It’s Not Easy to be Bipolar

“…People walk on their tippy toes not to say anything cruel to you and everything that’s been going on.”

At first, when you made ignorant statements about my bipolar disorder, I let it slide. I tried to justify it by saying that you didn’t have the background knowledge regarding what it really means to be depressed, manic, or even suicidal. Maybe, you didn’t know better. You didn’t realize how hurtful the remarks you made were to me. But, now, after three years since my first bipolar episode, it seems like you aren’t even trying to understand.

It’s easier to see depression as someone not even trying anymore rather than a devastating illness that impacts everything from concentration to sleep to “will to live”.

It’s easier to see self-harm or suicidal ideation as “attention-seeking” behaviors than as symptoms of severe, suicidal depression.

It’s easier to see full-blown mania as controllable periods of being reckless, irresponsible, and impulsive, rather than as the course of the illness that I have not been able to control at all.
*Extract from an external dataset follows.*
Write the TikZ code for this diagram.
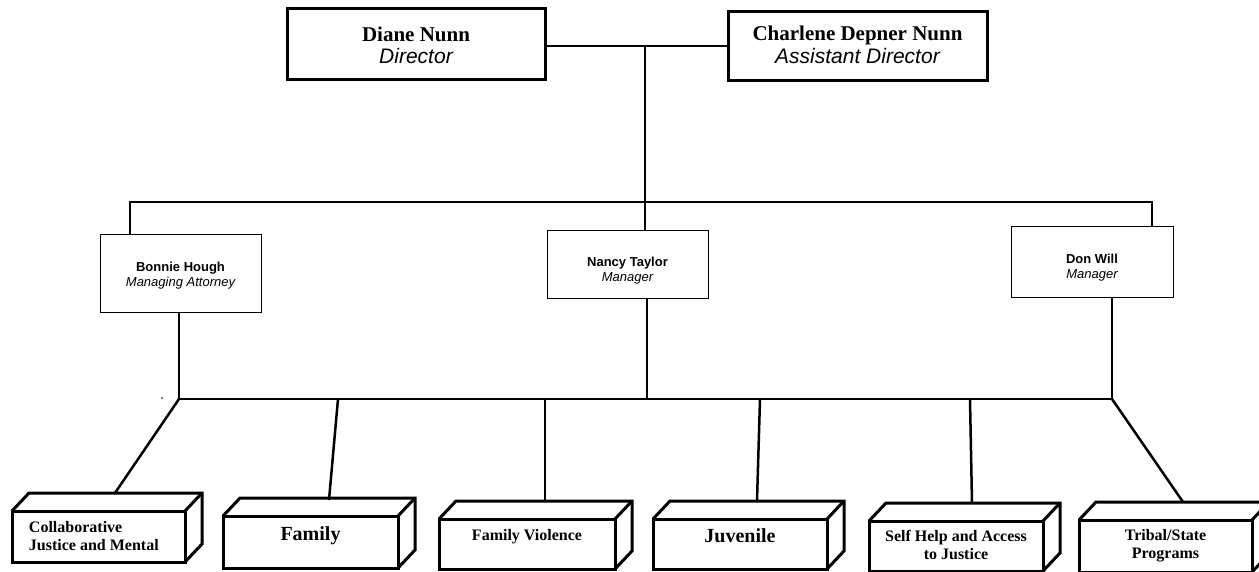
\documentclass[tikz,border=0pt]{standalone}
\usepackage{fontspec}
\setmainfont{Liberation Serif}
\setsansfont{Liberation Sans}
\usetikzlibrary{calc}
\newcommand\bxt[4]{\parbox[t][#2][t]{#1}{\centering\rule{0pt}{#3}#4}}
\newcommand\bxl[4]{\parbox[t][#2][t]{#1}{\raggedright\leftskip=17pt\rule{0pt}{#3}#4}}
\newcommand\threed[1]{%
  \draw[face] (#1.north west) -- ++(17,-18) -- ($(#1.north east)+(17,-18)$) -- ($(#1.south east)+(17,-18)$) -- (#1.south east);
  \draw[face] (#1.north east) -- ++(17,-18);}
\tikzset{
  topbox/.style={draw, line width=3pt, inner sep=0pt, outer sep=0pt, anchor=north west},
  midbox/.style={draw, line width=1pt, inner sep=0pt, outer sep=0pt, anchor=north west},
  front/.style={draw, line width=3pt, inner sep=0pt, outer sep=0pt, anchor=north west},
  face/.style={line width=3pt, line join=miter},
  conn/.style={line width=2.5pt}
}
\begin{document}
\begin{tikzpicture}[x=1pt,y=-1pt]
\useasboundingbox (0,0) rectangle (1259,572);
\clip (0,0) rectangle (1259,572);
% top boxes
\node[topbox] (diane) at (287,9) {\bxt{258pt}{71pt}{33pt}{\fontsize{21}{22}\selectfont\textbf{Diane Nunn}\\\sffamily\itshape Director}};
\node[topbox] (charlene) at (728,12) {\bxt{259pt}{69pt}{29pt}{\fontsize{21}{23}\selectfont\textbf{Charlene Depner Nunn}\\\sffamily\itshape Assistant Director}};
% middle boxes
\node[midbox] (bonnie) at (100,235) {\bxt{161pt}{77pt}{37pt}{\fontsize{13}{14.5}\selectfont\sffamily\textbf{Bonnie Hough}\\\itshape Managing Attorney}};
\node[midbox] (nancy) at (547,231) {\bxt{161pt}{68pt}{36pt}{\fontsize{13}{15}\selectfont\sffamily\textbf{Nancy Taylor}\\\itshape Manager}};
\node[midbox] (don) at (1011,227) {\bxt{162pt}{71pt}{37pt}{\fontsize{13}{14.5}\selectfont\sffamily\textbf{Don Will}\\\itshape Manager}};
% bottom 3D boxes
\node[front] (cj) at (12,511) {\bxl{173pt}{51pt}{21pt}{\fontsize{16}{18}\selectfont\bfseries Collaborative\\Justice and Mental}};
\node[front] (fam) at (223,516) {\bxt{175pt}{52pt}{24pt}{\fontsize{20}{22}\selectfont\bfseries Family}};
\node[front] (fv) at (439,519) {\bxt{176pt}{50pt}{21pt}{\fontsize{16}{18}\selectfont\bfseries Family Violence}};
\node[front] (juv) at (653,519) {\bxt{174pt}{50pt}{23pt}{\fontsize{20}{22}\selectfont\bfseries Juvenile}};
\node[front] (sh) at (869,521) {\bxt{174pt}{50pt}{20pt}{\fontsize{16}{18}\selectfont\bfseries Self Help and Access\\to Justice}};
\node[front] (tri) at (1079,520) {\bxt{173pt}{52pt}{20pt}{\fontsize{16}{18}\selectfont\bfseries Tribal/State\\Programs}};
\threed{cj}\threed{fam}\threed{fv}\threed{juv}\threed{sh}\threed{tri}
% coordinates
\coordinate (j) at (645,46);
\coordinate (topL) at (130,202);
\coordinate (topM) at (645,202);
\coordinate (topR) at (1152,202);
\coordinate (busL) at (179,399);
\coordinate (busN) at (647,399);
\coordinate (busR) at (1112,399);
\coordinate (bfam) at (338,399);
\coordinate (bfv) at (545,399);
\coordinate (bjuv) at (760,399);
\coordinate (bsh) at (970,399);
\coordinate (cjt) at (115,493);
\coordinate (famt) at (329,500);
\coordinate (fvt) at (545,501);
\coordinate (juvt) at (757,501);
\coordinate (sht) at (972,503);
\coordinate (trit) at (1183,502);
% connectors top
\draw[conn] (diane.east |- j) -- (charlene.west |- j);
\draw[conn] (j) -- (topM);
\draw[conn] (bonnie.north -| topL) -- (topL) -- (topR) -- (don.north -| topR);
\draw[conn] (topM) -- (nancy.north -| topM);
% connectors bottom
\draw[conn] (bonnie.south -| busL) -- (busL) -- (busR) -- (don.south -| busR);
\draw[conn] (nancy.south -| busN) -- (busN);
\draw[conn] (busL) -- (cjt);
\draw[conn] (bfam) -- (famt);
\draw[conn] (bfv) -- (fvt);
\draw[conn] (bjuv) -- (juvt);
\draw[conn] (bsh) -- (sht);
\draw[conn] (busR) -- (trit);
\fill (162,398) circle (0.8);
\end{tikzpicture}
\end{document}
It’s easier to see medication non-compliance as stupidly being stubborn rather than a result of severe side effects that impacted my ability to see, eat, or even walk.

It’s easier to see my mental health and suicide prevention efforts as a silly waste of time rather than efforts which have already led some people I personally know to seek help.

It’s easier to stick to the false sense that you know what it means to have a bipolar disorder diagnosis than it is to actually educate yourself on the manic, depressive, and mixed features of my illness.

It’s easier to blame me as a person than it is to acknowledge that I have a mental illness that is terrifying, one that some research suggests is progressive and even neurodegenerative in nature.

It’s so easy to have a stigmatizing view on mental illnesses. That view is on display everywhere, from news headlines to tabloid covers. There is “us”, the normal ones, and “them”, the “crazy” ones. Maybe you don’t appear to take my mental illness seriously because it’s embarrassing to have a family member with mental illness, especially one who publicizes it on social media and through multiple online platforms. It’s not easy to hide me.

I hope one day you will be proud of me, rather than ashamed. I want you to understand what I am battling on a daily basis, not judge me for my illness. You wouldn’t attack someone for their battle with a physical chronic condition, so I wish you wouldn’t do it for my mental chronic illness. This isn’t a phase. This is my life now and we all have to accept the changes, none of which are easy.